Put your hard hats on

In CrossFit workouts and other high intensity athletic training situations, trainers and athletes joke about entering the ‘pain cave,’ that place where it it just too hard to go on, where you want to set down the damn kettlebell/barbell/dumbbell, drop off the bar, walk off the field, never come back to the gym/track/weightroom.

Similarly, there’s a hurt cave. This is the cave you enter when you feel rejected—personally, professionally, publicly, privately. This hurt cave is a relative of the pain cave: you just want to give up on the thing that rejected you. You want to never again pitch another idea, ask for something you want, open up to someone. You thought you wanted to be vulnerable and take risks, but when you’re in the hurt cave, all you feel is rejection and it HURTS. It hurts too much to ever imagine feeling it again.

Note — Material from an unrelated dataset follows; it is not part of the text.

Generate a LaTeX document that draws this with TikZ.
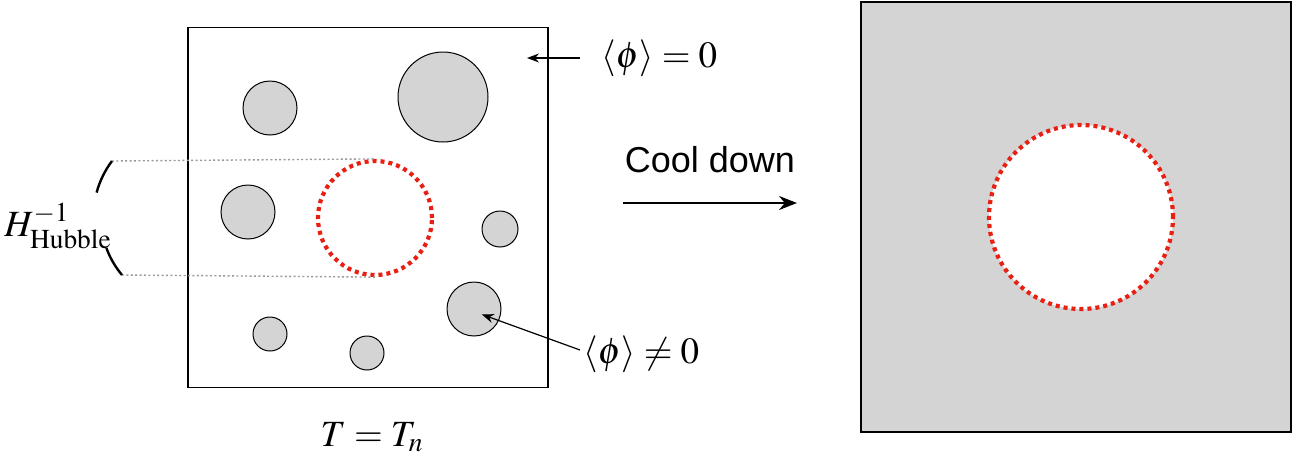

In the pain cave, you fight: maybe you do set down the kettlebell, but you pick it back up again. You keep moving, keep counting reps. You reached the lowest low of the workout, and now you’ll claw your way out of the pain cave and into the light. You’re done working out. You’re tired, proud, and best of all stronger—physically and mentally. Even knowing the pain cave is coming, you go to the gym the next day. The accomplishment of growth is worth the pain cave.

Likewise, knowing you will have to enter the hurt cave time and time again doesn’t mean you will give up on vulnerability.  The accomplishment of being vulnerable—of wanting something, of trusting someone, of believing in yourself or the idea or the person—is worth the hurt cave. Even knowing the hurt cave is coming, you put yourself out there the next day. The growth, the chance, and the eventual success are worth the hurt cave.

Because the pain cave is just a pit stop on the road to health, fitness, and confidence.

And the hurt cave is just a pit stop on the road to health, happiness, and confidence.